_Problem_
Copy out every line exactly, passing over the pictures.
─── Data ───
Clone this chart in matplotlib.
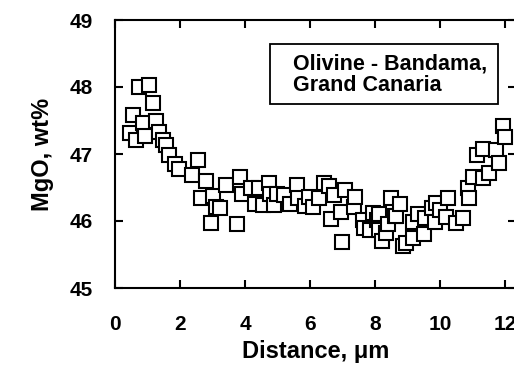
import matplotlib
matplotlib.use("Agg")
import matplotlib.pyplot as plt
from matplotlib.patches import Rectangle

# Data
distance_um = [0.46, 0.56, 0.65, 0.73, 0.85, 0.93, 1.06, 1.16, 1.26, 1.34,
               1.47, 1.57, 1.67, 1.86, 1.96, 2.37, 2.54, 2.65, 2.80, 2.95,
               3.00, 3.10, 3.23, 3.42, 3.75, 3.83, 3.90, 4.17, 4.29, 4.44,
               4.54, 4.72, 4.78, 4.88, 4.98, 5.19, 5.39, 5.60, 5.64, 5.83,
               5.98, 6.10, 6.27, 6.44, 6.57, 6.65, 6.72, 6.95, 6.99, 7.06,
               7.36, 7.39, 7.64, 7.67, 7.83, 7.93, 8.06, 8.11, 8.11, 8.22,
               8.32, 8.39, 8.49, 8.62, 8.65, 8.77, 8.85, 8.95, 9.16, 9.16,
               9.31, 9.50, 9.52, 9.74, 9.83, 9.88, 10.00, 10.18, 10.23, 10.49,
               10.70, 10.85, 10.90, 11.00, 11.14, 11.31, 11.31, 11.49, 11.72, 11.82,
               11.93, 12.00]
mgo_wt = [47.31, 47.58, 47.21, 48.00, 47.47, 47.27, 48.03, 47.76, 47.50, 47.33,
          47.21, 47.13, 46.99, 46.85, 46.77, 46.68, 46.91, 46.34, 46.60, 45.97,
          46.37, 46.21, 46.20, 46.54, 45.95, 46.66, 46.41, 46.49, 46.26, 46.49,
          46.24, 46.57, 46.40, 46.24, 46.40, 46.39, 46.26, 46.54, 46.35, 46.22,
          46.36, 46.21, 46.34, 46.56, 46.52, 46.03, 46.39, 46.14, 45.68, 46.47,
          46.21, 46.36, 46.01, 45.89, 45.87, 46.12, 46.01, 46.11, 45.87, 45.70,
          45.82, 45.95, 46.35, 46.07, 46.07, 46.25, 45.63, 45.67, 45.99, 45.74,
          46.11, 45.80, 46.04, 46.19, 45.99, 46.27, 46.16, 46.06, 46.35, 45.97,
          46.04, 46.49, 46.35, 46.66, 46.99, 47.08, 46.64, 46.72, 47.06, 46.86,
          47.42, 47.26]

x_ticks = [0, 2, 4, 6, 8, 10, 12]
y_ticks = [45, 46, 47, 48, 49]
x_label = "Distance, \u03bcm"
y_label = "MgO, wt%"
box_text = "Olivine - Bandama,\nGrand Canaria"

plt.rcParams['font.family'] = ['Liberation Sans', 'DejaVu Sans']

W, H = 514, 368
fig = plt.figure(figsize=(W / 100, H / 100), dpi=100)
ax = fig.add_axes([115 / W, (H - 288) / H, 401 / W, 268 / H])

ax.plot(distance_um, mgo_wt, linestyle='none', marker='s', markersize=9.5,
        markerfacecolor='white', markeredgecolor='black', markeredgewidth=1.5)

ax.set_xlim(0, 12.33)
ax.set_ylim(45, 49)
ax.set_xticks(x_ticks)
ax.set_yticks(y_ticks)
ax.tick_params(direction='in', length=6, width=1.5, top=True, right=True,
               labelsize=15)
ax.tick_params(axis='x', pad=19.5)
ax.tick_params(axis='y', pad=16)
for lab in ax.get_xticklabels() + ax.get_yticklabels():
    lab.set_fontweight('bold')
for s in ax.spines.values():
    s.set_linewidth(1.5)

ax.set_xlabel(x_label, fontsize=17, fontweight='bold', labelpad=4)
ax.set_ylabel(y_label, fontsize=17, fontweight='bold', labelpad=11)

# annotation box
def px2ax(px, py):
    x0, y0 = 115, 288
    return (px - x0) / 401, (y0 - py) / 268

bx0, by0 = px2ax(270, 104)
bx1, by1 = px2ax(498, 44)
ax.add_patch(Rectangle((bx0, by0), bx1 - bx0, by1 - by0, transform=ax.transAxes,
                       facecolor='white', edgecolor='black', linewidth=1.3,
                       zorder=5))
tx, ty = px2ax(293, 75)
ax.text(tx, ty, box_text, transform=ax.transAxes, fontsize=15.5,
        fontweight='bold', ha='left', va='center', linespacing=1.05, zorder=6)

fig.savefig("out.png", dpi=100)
───
_Result for this exercise_
Clone this chart in matplotlib.
import matplotlib
matplotlib.use("Agg")
import matplotlib.pyplot as plt
from matplotlib.patches import Rectangle

# Data
distance_um = [0.46, 0.56, 0.65, 0.73, 0.85, 0.93, 1.06, 1.16, 1.26, 1.34,
               1.47, 1.57, 1.67, 1.86, 1.96, 2.37, 2.54, 2.65, 2.80, 2.95,
               3.00, 3.10, 3.23, 3.42, 3.75, 3.83, 3.90, 4.17, 4.29, 4.44,
               4.54, 4.72, 4.78, 4.88, 4.98, 5.19, 5.39, 5.60, 5.64, 5.83,
               5.98, 6.10, 6.27, 6.44, 6.57, 6.65, 6.72, 6.95, 6.99, 7.06,
               7.36, 7.39, 7.64, 7.67, 7.83, 7.93, 8.06, 8.11, 8.11, 8.22,
               8.32, 8.39, 8.49, 8.62, 8.65, 8.77, 8.85, 8.95, 9.16, 9.16,
               9.31, 9.50, 9.52, 9.74, 9.83, 9.88, 10.00, 10.18, 10.23, 10.49,
               10.70, 10.85, 10.90, 11.00, 11.14, 11.31, 11.31, 11.49, 11.72, 11.82,
               11.93, 12.00]
mgo_wt = [47.31, 47.58, 47.21, 48.00, 47.47, 47.27, 48.03, 47.76, 47.50, 47.33,
          47.21, 47.13, 46.99, 46.85, 46.77, 46.68, 46.91, 46.34, 46.60, 45.97,
          46.37, 46.21, 46.20, 46.54, 45.95, 46.66, 46.41, 46.49, 46.26, 46.49,
          46.24, 46.57, 46.40, 46.24, 46.40, 46.39, 46.26, 46.54, 46.35, 46.22,
          46.36, 46.21, 46.34, 46.56, 46.52, 46.03, 46.39, 46.14, 45.68, 46.47,
          46.21, 46.36, 46.01, 45.89, 45.87, 46.12, 46.01, 46.11, 45.87, 45.70,
          45.82, 45.95, 46.35, 46.07, 46.07, 46.25, 45.63, 45.67, 45.99, 45.74,
          46.11, 45.80, 46.04, 46.19, 45.99, 46.27, 46.16, 46.06, 46.35, 45.97,
          46.04, 46.49, 46.35, 46.66, 46.99, 47.08, 46.64, 46.72, 47.06, 46.86,
          47.42, 47.26]

x_ticks = [0, 2, 4, 6, 8, 10, 12]
y_ticks = [45, 46, 47, 48, 49]
x_label = "Distance, \u03bcm"
y_label = "MgO, wt%"
box_text = "Olivine - Bandama,\nGrand Canaria"

plt.rcParams['font.family'] = ['Liberation Sans', 'DejaVu Sans']

W, H = 514, 368
fig = plt.figure(figsize=(W / 100, H / 100), dpi=100)
ax = fig.add_axes([115 / W, (H - 288) / H, 401 / W, 268 / H])

ax.plot(distance_um, mgo_wt, linestyle='none', marker='s', markersize=9.5,
        markerfacecolor='white', markeredgecolor='black', markeredgewidth=1.5)

ax.set_xlim(0, 12.33)
ax.set_ylim(45, 49)
ax.set_xticks(x_ticks)
ax.set_yticks(y_ticks)
ax.tick_params(direction='in', length=6, width=1.5, top=True, right=True,
               labelsize=15)
ax.tick_params(axis='x', pad=19.5)
ax.tick_params(axis='y', pad=16)
for lab in ax.get_xticklabels() + ax.get_yticklabels():
    lab.set_fontweight('bold')
for s in ax.spines.values():
    s.set_linewidth(1.5)

ax.set_xlabel(x_label, fontsize=17, fontweight='bold', labelpad=4)
ax.set_ylabel(y_label, fontsize=17, fontweight='bold', labelpad=11)

# annotation box
def px2ax(px, py):
    x0, y0 = 115, 288
    return (px - x0) / 401, (y0 - py) / 268

bx0, by0 = px2ax(270, 104)
bx1, by1 = px2ax(498, 44)
ax.add_patch(Rectangle((bx0, by0), bx1 - bx0, by1 - by0, transform=ax.transAxes,
                       facecolor='white', edgecolor='black', linewidth=1.3,
                       zorder=5))
tx, ty = px2ax(293, 75)
ax.text(tx, ty, box_text, transform=ax.transAxes, fontsize=15.5,
        fontweight='bold', ha='left', va='center', linespacing=1.05, zorder=6)

fig.savefig("out.png", dpi=100)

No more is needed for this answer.